"Parole in catene", un successo l'iniziativa targata Unicas

"Parole in catene", un successo l'iniziativa targata Unicas

SCUOLA - In tanti in aula magna per lo spettacolo portato in scena dalla Compagnia Stabile Assai del Carcere di Rebibbia. Le studentesse dell'I.I.S. S.an Benedetto della VL dell'indirizzo Servizi Socio Sanitari spiegano la mattinata

di Francesca Messina

Un grande successo ha avuto lo spettacolo “Parole in catene” che si è tenuto presso l’Università degli Studi di Cassino e del Lazio Meridionale portato in scena dalla Compagnia Stabile Assai del carcere di Rebibbia.

“Grande è stata – hanno spiegato le studentesse della classe VL dell’I.S.S. San Benedetto di Cassino dell’indirizzo Servizi Socio Sanitari - la capacità degli attori di mettersi in gioco con una performance non precostituita ma mettendo in scena la loro vita, parole forti, esperienze toccanti accompagnate da brani musicali eseguiti con professionalità. La storia del carcere è stata raccontata attraverso musica e parole per porre l'accento sul problema dei sistemi repressivi adottati in regime detentivo sia prima che dopo l'Unità d'Italia. Attraverso un breve excursus storico, sono stati rievocati molti eventi, dalla lotta al brigantaggio alle rivolte dei detenuti sedate nel sangue in anni in cui il sistema carcerario era basato esclusivamente sulla repressione contro ogni forma di protesta e ribellione. Metodi che non cambiano durante le due guerre mondiali e che si inaspriscono negli anni Settanta e Ottanta, segnati dagli anni bui del terrorismo. Successivamente, gli istituti penitenziari sperimentano la fase dell'umanizzazione creando un rapporto con i detenuti libero da pregiudizi e stigmatizzazione impegnandosi a non guardare più il reato ma la persona.

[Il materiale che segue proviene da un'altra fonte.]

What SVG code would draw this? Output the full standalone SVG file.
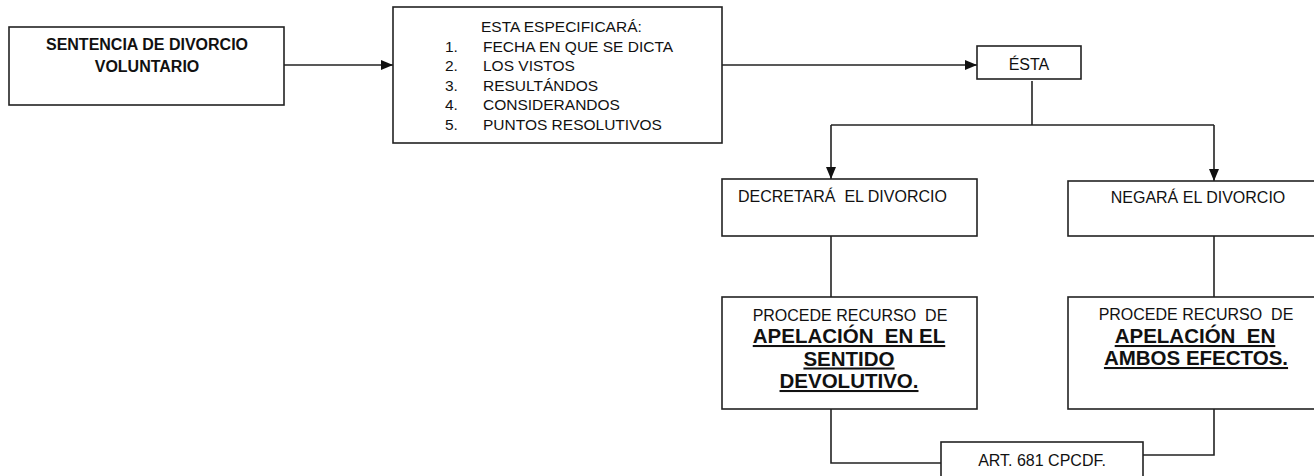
<svg xmlns="http://www.w3.org/2000/svg" width="1314" height="476" viewBox="0 0 1314 476">
<style>
.box{fill:#fff;stroke:#222;stroke-width:1.6}
.t{font-family:"Liberation Sans",Arial,sans-serif;font-size:16px;fill:#111}
.b{font-weight:bold}
.big{font-family:"Liberation Sans",Arial,sans-serif;font-size:20.5px;font-weight:bold;fill:#111;text-decoration:underline}
.c{fill:none;stroke:#222;stroke-width:1.6}
</style>
<defs>
<marker id="arr" markerUnits="userSpaceOnUse" markerWidth="12" markerHeight="10" refX="12" refY="5" orient="auto">
<path d="M0,0 L12,5 L0,10 Z" fill="#111"/>
</marker>
</defs>
<rect width="1314" height="476" fill="#fff"/>
<g id="connectors">
<line class="c" x1="284" y1="65" x2="393" y2="65" marker-end="url(#arr)"/>
<line class="c" x1="722" y1="65" x2="977" y2="65" marker-end="url(#arr)"/>
<line class="c" x1="1032" y1="81" x2="1032" y2="125"/>
<line class="c" x1="831" y1="125" x2="1214" y2="125"/>
<line class="c" x1="831" y1="125" x2="831" y2="179" marker-end="url(#arr)"/>
<line class="c" x1="1214" y1="125" x2="1214" y2="181" marker-end="url(#arr)"/>
<line class="c" x1="831" y1="236" x2="831" y2="297"/>
<line class="c" x1="1214" y1="236" x2="1214" y2="297"/>
<polyline class="c" points="831,409 831,463 941,463"/>
<polyline class="c" points="1214,409 1214,455 1143,455"/>
</g>
<g id="sentencia">
<rect class="box" x="9" y="27" width="275" height="78"/>
<text class="t b" x="147" y="50" text-anchor="middle">SENTENCIA DE DIVORCIO</text>
<text class="t b" x="147" y="72" text-anchor="middle">VOLUNTARIO</text>
</g>
<g id="especificara">
<rect class="box" x="393" y="7" width="329" height="136"/>
<text class="t" x="481" y="32" style="font-size:15.5px">ESTA ESPECIFICARÁ:</text>
<g style="font-size:15.5px">
<text class="t" x="445" y="51.5" style="font-size:15.5px">1.</text>
<text class="t" x="483" y="51.5" style="font-size:15.5px">FECHA EN QUE SE DICTA</text>
<text class="t" x="445" y="71" style="font-size:15.5px">2.</text>
<text class="t" x="483" y="71" style="font-size:15.5px">LOS VISTOS</text>
<text class="t" x="445" y="90.5" style="font-size:15.5px">3.</text>
<text class="t" x="483" y="90.5" style="font-size:15.5px">RESULTÁNDOS</text>
<text class="t" x="445" y="110" style="font-size:15.5px">4.</text>
<text class="t" x="483" y="110" style="font-size:15.5px">CONSIDERANDOS</text>
<text class="t" x="445" y="129.5" style="font-size:15.5px">5.</text>
<text class="t" x="483" y="129.5" style="font-size:15.5px">PUNTOS RESOLUTIVOS</text>
</g>
</g>
<g id="esta">
<rect class="box" x="977" y="46" width="104" height="33"/>
<text class="t" x="1029" y="70" text-anchor="middle">ÉSTA</text>
</g>
<g id="decretara">
<rect class="box" x="722" y="179" width="255" height="57"/>
<text class="t" x="738" y="202" xml:space="preserve">DECRETARÁ  EL DIVORCIO</text>
</g>
<g id="negara">
<rect class="box" x="1068" y="181" width="256" height="55"/>
<text class="t" x="1198" y="203" text-anchor="middle">NEGARÁ EL DIVORCIO</text>
</g>
<g id="procede1">
<rect class="box" x="722" y="297" width="255" height="112"/>
<text class="t" x="850" y="321" text-anchor="middle" xml:space="preserve">PROCEDE RECURSO  DE</text>
<text class="big" x="849" y="343" text-anchor="middle" xml:space="preserve">APELACIÓN  EN EL</text>
<text class="big" x="849" y="365.5" text-anchor="middle">SENTIDO</text>
<text class="big" x="849" y="388" text-anchor="middle">DEVOLUTIVO.</text>
</g>
<g id="procede2">
<rect class="box" x="1068" y="297" width="256" height="112"/>
<text class="t" x="1196" y="320" text-anchor="middle" xml:space="preserve">PROCEDE RECURSO  DE</text>
<text class="big" x="1195" y="343" text-anchor="middle" xml:space="preserve">APELACIÓN  EN</text>
<text class="big" x="1196" y="365" text-anchor="middle">AMBOS EFECTOS.</text>
</g>
<g id="art">
<rect class="box" x="941" y="442" width="202" height="40"/>
<text class="t" x="1042" y="466" text-anchor="middle">ART. 681 CPCDF.</text>
</g>
</svg>
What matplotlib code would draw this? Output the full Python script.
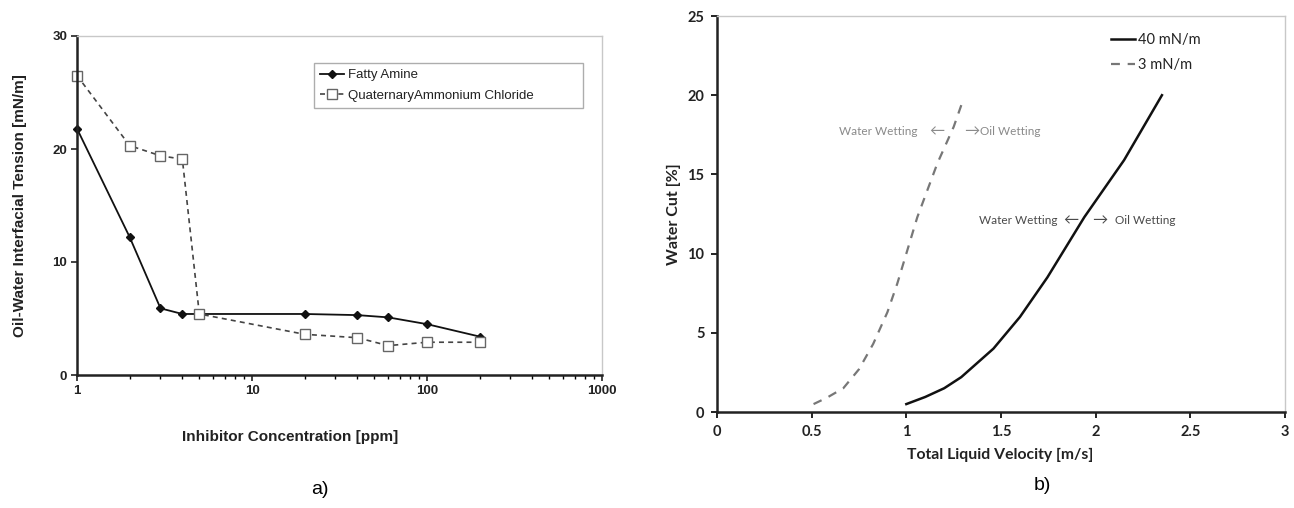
import matplotlib.pyplot as plt
from matplotlib.ticker import FixedLocator, NullFormatter

# interfacial tension vs inhibitor concentration
amine_ppm = [1, 2, 3, 4, 20, 40, 60, 100, 200]
amine_ift = [21.8, 12.2, 5.9, 5.4, 5.4, 5.3, 5.1, 4.5, 3.4]
quat_ppm = [1, 2, 3, 4, 5, 20, 40, 60, 100, 200]
quat_ift = [26.5, 20.3, 19.4, 19.1, 5.4, 3.6, 3.3, 2.6, 2.9, 2.9]

# water wetting / oil wetting transition lines
vel_40 = [1.0, 1.1, 1.2, 1.29, 1.46, 1.6, 1.745, 1.94, 2.15, 2.35]
cut_40 = [0.5, 0.95, 1.5, 2.2, 4.0, 6.0, 8.5, 12.3, 15.9, 20.0]
vel_3 = [0.51, 0.58, 0.667, 0.75, 0.825, 0.9, 0.952, 1.058, 1.164, 1.25, 1.3]
cut_3 = [0.5, 0.9, 1.5, 2.7, 4.3, 6.3, 8.1, 12.3, 15.7, 18.0, 19.7]

W, H = 1294, 508
fig = plt.figure(figsize=(W / 100, H / 100), dpi=100)

def frame(ax):
    for s in ['left', 'bottom']:
        ax.spines[s].set_linewidth(1.8)
        ax.spines[s].set_color('#222222')
    for s in ['top', 'right']:
        ax.spines[s].set_linewidth(1.0)
        ax.spines[s].set_color('#c8c8c8')

# ---- left panel -----------------------------------------------------
arial = 'Liberation Sans'
ax1 = fig.add_axes([77 / W, 1 - 375 / H, (602 - 77) / W, (375 - 36) / H])
ax1.plot(amine_ppm, amine_ift, '-', color='#111111', lw=1.3, marker='D',
         ms=4.5, mfc='#111111', mec='#111111', label='Fatty Amine', clip_on=False)
ax1.plot(quat_ppm, quat_ift, '--', color='#444444', lw=1.2, dashes=(3, 2.5),
         marker='s', ms=7, mfc='white', mec='#666666', mew=1.0,
         label='QuaternaryAmmonium Chloride', clip_on=False)
ax1.set_xscale('log')
ax1.set_xlim(1, 1000)
ax1.set_ylim(0, 30)
ax1.set_yticks([0, 10, 20, 30])
ax1.xaxis.set_major_locator(FixedLocator([1, 10, 100, 1000]))
ax1.set_xticklabels(['1', '10', '100', '1000'])
ax1.xaxis.set_minor_locator(FixedLocator([k * 10 ** e for e in range(3) for k in range(2, 10)]))
ax1.xaxis.set_minor_formatter(NullFormatter())
ax1.tick_params(axis='both', which='major', direction='out', length=4, width=1.2,
                labelsize=9.5, colors='#222222', pad=3)
ax1.tick_params(axis='x', which='minor', direction='out', length=3, width=1.0)
ax1.tick_params(top=False, right=False, which='both')
for lab in ax1.get_xticklabels() + ax1.get_yticklabels():
    lab.set_fontfamily(arial)
    lab.set_fontweight('bold')
frame(ax1)
ax1.set_ylabel('Oil-Water Interfacial Tension [mN/m]', family=arial,
               fontweight='bold', fontsize=11, color='#222222', labelpad=18)
leg1 = ax1.legend(loc='upper left', bbox_to_anchor=(0.438, 0.802, 0.539, 0.139),
                  mode='expand', fancybox=False, edgecolor='#999999',
                  prop={'family': arial, 'size': 9.5}, handlelength=1.8,
                  handletextpad=0.3, borderpad=0.5, labelspacing=0.6)
leg1.get_frame().set_linewidth(1.0)
for t in leg1.get_texts():
    t.set_color('#222222')
fig.text(290 / W, 1 - 437 / H, 'Inhibitor Concentration [ppm]', family=arial,
         fontweight='bold', fontsize=11, ha='center', va='center', color='#222222')
fig.text(320 / W, 1 - 490 / H, 'a)', family=arial, fontsize=14, ha='center', va='center')

# ---- right panel ----------------------------------------------------
cal = 'Lato'
ax2 = fig.add_axes([717 / W, 1 - 412 / H, (1285 - 717) / W, (412 - 16) / H])
ax2.plot(vel_40, cut_40, '-', color='#111111', lw=1.8, label='40 mN/m')
ax2.plot(vel_3, cut_3, '--', color='#777777', lw=1.6, dashes=(4, 3.5), label='3 mN/m')
ax2.set_xlim(0, 3)
ax2.set_ylim(0, 25)
ax2.set_xticks([0, 0.5, 1, 1.5, 2, 2.5, 3])
ax2.set_xticklabels(['0', '0.5', '1', '1.5', '2', '2.5', '3'])
ax2.set_yticks([0, 5, 10, 15, 20, 25])
ax2.tick_params(axis='both', direction='out', length=4, width=1.4,
                labelsize=10.5, colors='#222222', pad=5)
ax2.tick_params(top=False, right=False)
for lab in ax2.get_xticklabels() + ax2.get_yticklabels():
    lab.set_fontfamily(cal)
    lab.set_fontweight('bold')
frame(ax2)
ax2.set_ylabel('Water Cut [%]', family=cal, fontweight='bold', fontsize=11.5,
               color='#222222', labelpad=5)
fig.text(1000 / W, 1 - 455 / H, 'Total Liquid Velocity [m/s]', family=cal,
         fontweight='bold', fontsize=11.3, ha='center', va='center', color='#222222')
fig.text(1042 / W, 1 - 486 / H, 'b)', family=arial, fontsize=14, ha='center', va='center')
leg2 = ax2.legend(loc='upper left', bbox_to_anchor=(0.67, 0.99), frameon=False,
                  prop={'family': cal, 'size': 10.5}, handlelength=1.7,
                  handletextpad=0.15, labelspacing=0.75)
for t in leg2.get_texts():
    t.set_color('#222222')

fam = [cal, 'DejaVu Sans']
light, dark = '#8a8a8a', '#4a4a4a'
ax2.text(1.058, 17.7, 'Water Wetting', family=fam, fontsize=8.5, color=light,
         ha='right', va='center')
ax2.text(1.16, 17.7, '\u2190', family=fam, fontsize=11, color=light, ha='center', va='center')
ax2.text(1.345, 17.7, '\u2192', family=fam, fontsize=11, color=light, ha='center', va='center')
ax2.text(1.39, 17.7, 'Oil Wetting', family=fam, fontsize=8.5, color=light,
         ha='left', va='center')
ax2.text(1.80, 12.1, 'Water Wetting', family=fam, fontsize=8.5, color=dark,
         ha='right', va='center')
ax2.text(1.87, 12.1, '\u2190', family=fam, fontsize=11, color=dark, ha='center', va='center')
ax2.text(2.02, 12.1, '\u2192', family=fam, fontsize=11, color=dark, ha='center', va='center')
ax2.text(2.10, 12.1, 'Oil Wetting', family=fam, fontsize=8.5, color=dark,
         ha='left', va='center')

fig.savefig('out.png', dpi=100)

Proprio sull'aspetto umano e sul rapporto di empatia tra educatore e recluso si è basato il dibattito al termine della rappresentazione. Un dialogo con gli attori della Compagnia fatto non solo di parole ma di emozioni, sensazioni, ricordi che ci hanno trasferito in modo immediato nel loro vissuto, nelle testimonianze dolorose di emarginazione, pregiudizi e di rifiuto che caratterizzano ancora oggi il sistema carcerario. Gli ex detenuti devono molto agli educatori che hanno fornito loro gli strumenti per attuare un profondo cambiamento di prospettive, identificandosi con il loro disagio e aiutandoli nel recupero e nel reinserimento sociale. Il teatro ha svolto per gli ex detenuti e svolge per i reclusi una funzione catartica e rieducativa. Rappresenta lo strumento privilegiato, "la formula magica" che permette di distaccarsi dal proprio passato e vivere molteplici esistenze, di cambiare il gioco dei ruoli esprimendo che si può essere altro da sé e sicuramente che si può essere migliori. Una lezione di vita, uno spaccato sulla realtà carceraria, profondi spunti di riflessione, tutto questo ci ha regalato la mattinata trascorsa in compagnia degli attori che vogliamo ringraziare per il coraggio di "mettersi a nudo" e per la capacità di sensibilizzare noi giovani su una tematica di grande attualità di cui non si parla mai abbastanza”.